For years, Brexit was a fringe position. As I wrote yesterday, people who wanted Britain to quit the EU without even an attempt at renegotiation were seen as cranks and weirdos. When we looked back at the 1975 referendum, held just after Britain joined the European Economic Community, that was the clear lesson from the Leave side’s overwhelming defeat: you needed mainstream, respectable figures to make the case.

Lord Lawson’s comments, back in 2013, were one of the first cracks in the wall – they made it intellectually respectable within the Tory party to be a Brexiteer.

The ultimatum that Chris Grayling and Theresa Villiers gave to David Cameron paved the way for the right messengers to come on board to convince the vital swing voters we needed to win the referendum.
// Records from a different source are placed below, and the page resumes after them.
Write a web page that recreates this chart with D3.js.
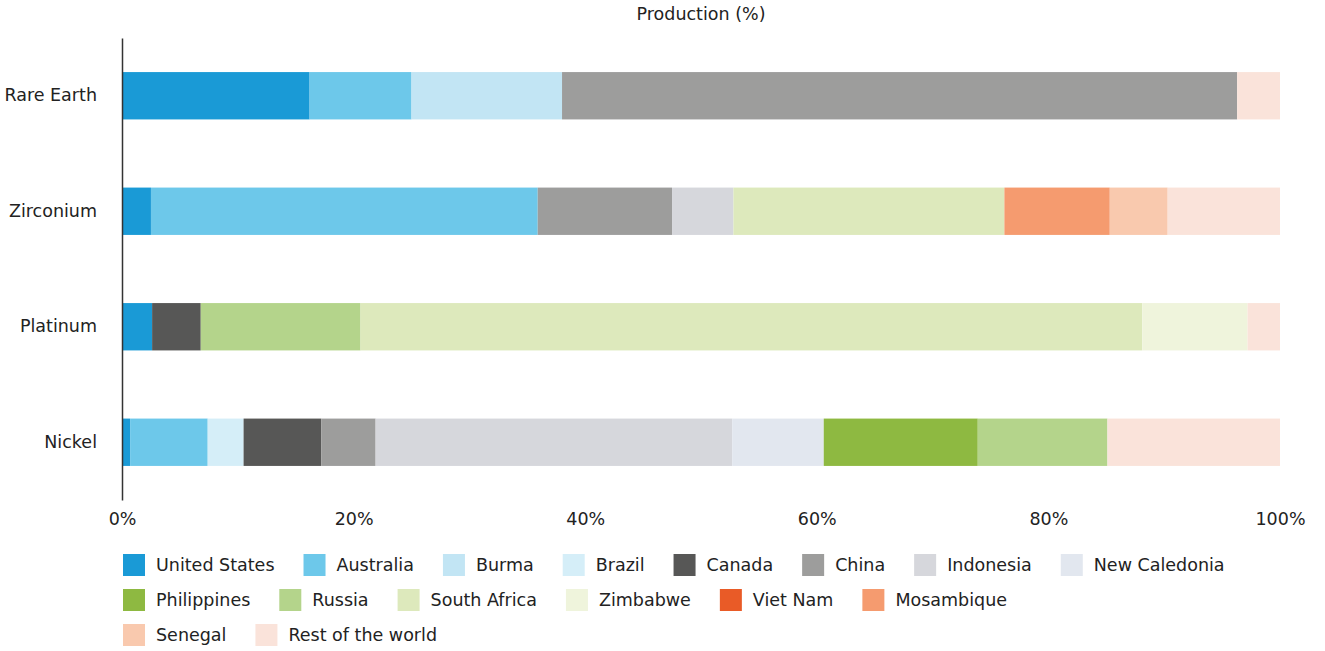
<!DOCTYPE html>
<html>
<head>
<meta charset="utf-8">
<script src="https://cdn.jsdelivr.net/npm/d3@7"></script>
<style>
  body { margin: 0; background: #fff; }
  svg { display: block; font-family: "DejaVu Sans", sans-serif; }
</style>
</head>
<body>
<div id="chart"></div>
<script>
var width = 1325, height = 651;

var minerals = ["Rare Earth", "Zirconium", "Platinum", "Nickel"];
var countries = ["United States", "Australia", "Burma", "Brazil", "Canada", "China", "Indonesia",
                 "New Caledonia", "Philippines", "Russia", "South Africa", "Zimbabwe", "Viet Nam",
                 "Mosambique", "Senegal", "Rest of the world"];

// share per mineral, in the order of minerals
var unitedStates = [16.2, 2.5, 2.6, 0.7];
var australia    = [8.8, 33.4, 0, 6.7];
var burma        = [13.0, 0, 0, 0];
var brazil       = [0, 0, 0, 3.1];
var canada       = [0, 0, 4.2, 6.7];
var china        = [58.3, 11.6, 0, 4.7];
var indonesia    = [0, 5.3, 0, 30.8];
var newCaledonia = [0, 0, 0, 7.9];
var philippines  = [0, 0, 0, 13.3];
var russia       = [0, 0, 13.8, 11.2];
var southAfrica  = [0, 23.4, 67.5, 0];
var zimbabwe     = [0, 0, 9.1, 0];
var vietNam      = [0, 0, 0, 0];
var mosambique   = [0, 9.1, 0, 0];
var senegal      = [0, 5.0, 0, 0];
var restOfWorld  = [3.7, 9.7, 2.8, 14.9];

var xTicks = [0, 20, 40, 60, 80, 100];

var colors = ["#1a9ad6", "#6dc8ea", "#c2e5f4", "#d5eef8", "#575756", "#9d9d9c", "#d6d7dc",
              "#e2e7ef", "#8eb941", "#b4d48b", "#dde9bc", "#eff4dc", "#e95b27",
              "#f59b6f", "#f9c9ae", "#fae3da"];

var series = [unitedStates, australia, burma, brazil, canada, china, indonesia, newCaledonia,
              philippines, russia, southAfrica, zimbabwe, vietNam, mosambique, senegal, restOfWorld];

var rows = minerals.map(function(m, i) {
  var r = { mineral: m };
  countries.forEach(function(c, j) { r[c] = series[j][i]; });
  return r;
});

var svg = d3.select("#chart").append("svg")
  .attr("width", width).attr("height", height);

var x = d3.scaleLinear().domain([0, 100]).range([122, 1280]);
var y = d3.scaleBand().domain(minerals).range([38, 500])
  .paddingInner(0.59).paddingOuter(0.295);
var color = d3.scaleOrdinal().domain(countries).range(colors);

svg.append("text")
  .text("Production (%)")
  .attr("x", 701).attr("y", 20)
  .attr("text-anchor", "middle")
  .attr("font-size", "17.5px")
  .attr("fill", "#222");

var stack = d3.stack().keys(countries)(rows);

svg.append("g").selectAll("g")
  .data(stack)
  .enter().append("g")
  .attr("fill", function(d) { return color(d.key); })
  .selectAll("rect")
  .data(function(d) { return d; })
  .enter().append("rect")
  .attr("x", function(d) { return x(d[0]); })
  .attr("width", function(d) { return x(d[1]) - x(d[0]); })
  .attr("y", function(d) { return y(d.data.mineral); })
  .attr("height", y.bandwidth());

var yAxis = svg.append("g")
  .attr("transform", "translate(122,0)")
  .call(d3.axisLeft(y).tickSize(0).tickPadding(25));
yAxis.select(".domain").attr("stroke", "#333").attr("stroke-width", 1.5);
yAxis.selectAll("text").attr("font-size", "17.5px").attr("fill", "#222")
  .style("font-family", "DejaVu Sans, sans-serif");

var xAxis = svg.append("g")
  .attr("transform", "translate(0,500)")
  .call(d3.axisBottom(x).tickValues(xTicks).tickSize(0).tickPadding(13)
    .tickFormat(function(d) { return d + "%"; }));
xAxis.select(".domain").remove();
xAxis.selectAll("text").attr("font-size", "17.5px").attr("fill", "#222")
  .style("font-family", "DejaVu Sans, sans-serif");

// legend: 8 items, then 6, then the rest
var rowBreaks = [8, 14];
var legend = svg.append("g");
var lx = 123, ly = 554;
countries.forEach(function(c, i) {
  if (rowBreaks.indexOf(i) !== -1) { lx = 123; ly += 35; }
  var item = legend.append("g");
  item.append("rect").attr("width", 22).attr("height", 22).attr("fill", color(c));
  var t = item.append("text").text(c)
    .attr("x", 33).attr("y", 11).attr("dy", "0.35em")
    .attr("font-size", "17.5px").attr("fill", "#222");
  var w = 33 + t.node().getComputedTextLength();
  item.attr("transform", "translate(" + lx + "," + ly + ")");
  lx += w + 29;
});
</script>
</body>
</html>
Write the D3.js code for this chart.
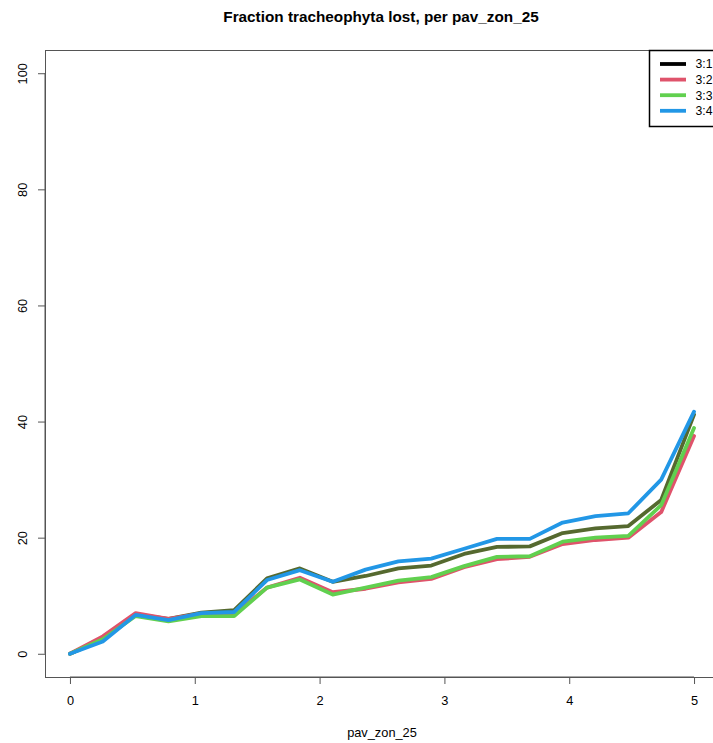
<!DOCTYPE html>
<html>
<head>
<meta charset="utf-8">
<script src="https://cdn.jsdelivr.net/npm/d3@7"></script>
<style>
  html, body { margin: 0; padding: 0; background: #fff; }
  svg { display: block; font-family: "Liberation Sans", Arial, sans-serif; }
</style>
</head>
<body>
<svg id="chart" width="713" height="743"></svg>
<script>
// Zone values (pav_zon_25), 20 evenly spaced steps from 0 to 5
const zoneSteps = d3.range(20).map(i => 5 * i / 19);

const seriesNames = ["3:1", "3:2", "3:3", "3:4"];
const legendColors = ["#000000", "#DF536B", "#61D04F", "#2297E6"];
const lineColors = ["#55692f", "#DF536B", "#61D04F", "#2297E6"];

// Fraction lost (%) for each series
const lost31 = [0, 2.5, 6.8, 6.0, 7.1, 7.5, 13.0, 14.7, 12.4, 13.4, 14.7, 15.2, 17.2, 18.4, 18.5, 20.8, 21.6, 22.0, 26.5, 41.2];
const lost32 = [0, 3.0, 7.0, 6.0, 6.9, 6.8, 11.4, 13.1, 10.6, 11.2, 12.3, 12.9, 14.9, 16.3, 16.7, 18.9, 19.6, 20.0, 24.4, 37.5];
const lost33 = [0, 2.5, 6.5, 5.6, 6.5, 6.5, 11.4, 12.8, 10.2, 11.4, 12.6, 13.2, 15.1, 16.7, 16.8, 19.3, 20.0, 20.3, 25.6, 38.9];
const lost34 = [0, 2.1, 6.7, 5.8, 7.0, 7.2, 12.7, 14.4, 12.4, 14.5, 15.9, 16.4, 18.1, 19.8, 19.8, 22.6, 23.7, 24.2, 30.0, 41.7];
const seriesValues = [lost31, lost32, lost33, lost34];

const xTicks = [0, 1, 2, 3, 4, 5];
const yTicks = [0, 20, 40, 60, 80, 100];

const svg = d3.select("#chart");

// Plot region (R-style 4% padding on each axis)
const plotL = 45, plotR = 719, plotT = 50, plotB = 677;
const x = d3.scaleLinear().domain([-0.2, 5.2]).range([plotL, plotR]);
const y = d3.scaleLinear().domain([-4, 104]).range([plotB, plotT]);

// Title
svg.append("text")
  .attr("x", 381).attr("y", 21.5)
  .attr("text-anchor", "middle")
  .attr("font-size", 15.3).attr("font-weight", "bold")
  .attr("fill", "#000")
  .text("Fraction tracheophyta lost, per pav_zon_25");

// Series lines
const line = d3.line()
  .x((d, i) => x(zoneSteps[i]))
  .y(d => y(d));

const lines = svg.append("g").attr("fill", "none")
  .attr("stroke-linejoin", "round").attr("stroke-linecap", "round");
seriesValues.forEach((vals, k) => {
  lines.append("path")
    .attr("d", line(vals))
    .attr("stroke", lineColors[k])
    .attr("stroke-width", 3.8);
});

// Axes
const xAxis = d3.axisBottom(x).tickValues(xTicks).tickFormat(d3.format("d")).tickSize(7).tickPadding(12);
const gx = svg.append("g").attr("transform", `translate(0,${plotB})`).call(xAxis);
gx.select(".domain").remove();
gx.append("line").attr("x1", x(0)).attr("x2", x(5)).attr("stroke", "#555");
gx.selectAll(".tick line").attr("stroke", "#555");
gx.selectAll(".tick text").attr("font-size", 12.8).attr("fill", "#000")
  .attr("font-family", "Liberation Sans, Arial, sans-serif");

const yAxis = d3.axisLeft(y).tickValues(yTicks).tickFormat(d3.format("d")).tickSize(7).tickPadding(0);
const gy = svg.append("g").attr("transform", `translate(${plotL},0)`).call(yAxis);
gy.select(".domain").remove();
gy.append("line").attr("y1", y(0)).attr("y2", y(100)).attr("stroke", "#555");
gy.selectAll(".tick line").attr("stroke", "#555");
gy.selectAll(".tick text")
  .attr("font-size", 12.8).attr("fill", "#000")
  .attr("font-family", "Liberation Sans, Arial, sans-serif")
  .attr("x", null).attr("dy", null)
  .attr("text-anchor", "middle")
  .attr("transform", "translate(-22,0) rotate(-90)")
  .attr("y", 0).attr("dy", "0.35em");

// Plot box
svg.append("rect")
  .attr("x", plotL + 0.5).attr("y", plotT + 0.5)
  .attr("width", plotR - plotL).attr("height", plotB - plotT)
  .attr("fill", "none").attr("stroke", "#555");

// X axis title
svg.append("text")
  .attr("x", (plotL + plotR) / 2).attr("y", 737)
  .attr("text-anchor", "middle").attr("font-size", 12.8).attr("fill", "#000")
  .text("pav_zon_25");

// Legend
const lg = svg.append("g");
lg.append("rect")
  .attr("x", 649.5).attr("y", 50.5).attr("width", 90).attr("height", 76)
  .attr("fill", "#fff").attr("stroke", "#000").attr("stroke-width", 1.5);
seriesNames.forEach((name, k) => {
  const cy = 64 + k * 15.6;
  lg.append("line").attr("x1", 660).attr("x2", 686).attr("y1", cy).attr("y2", cy)
    .attr("stroke", legendColors[k]).attr("stroke-width", 3.8);
  lg.append("text").attr("x", 695.5).attr("y", cy).attr("dy", "0.36em")
    .attr("font-size", 12.2).attr("fill", "#000").text(name);
});
</script>
</body>
</html>
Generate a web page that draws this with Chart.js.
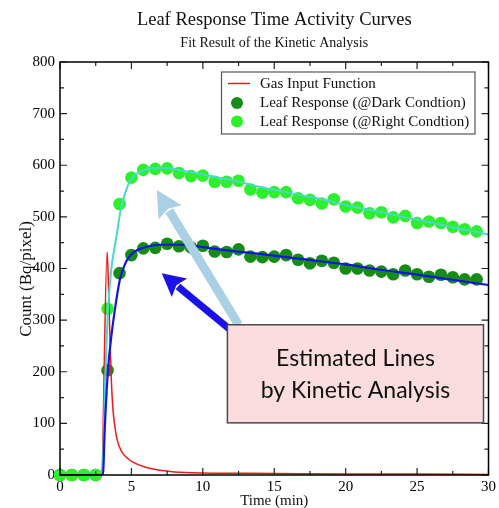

Without Chris and Theresa ensuring that ministers could campaign for Leave without resigning their positions in the Government, we might well have not got Michael Gove and Boris Johnson.

And John Longworth and Gisela Stuart were people who not only played a vital part in the campaign, but symbolised the fact that this wasn’t just a Tory preoccupation. They helped us show voters that business really was divided, and that it was OK to be a Labour supporter and vote for Brexit (though Jeremy Corbyn certainly also helped on that score…).

It’s a year today since Vote Leave properly got going – since those Cabinet ministers stood in our offices holding a banner promising to take back control.

I’d like to thank these five people, and all the others who worked on the campaign. It’s still hard to believe we did it. But I know for a fact that we couldn’t have done it without you.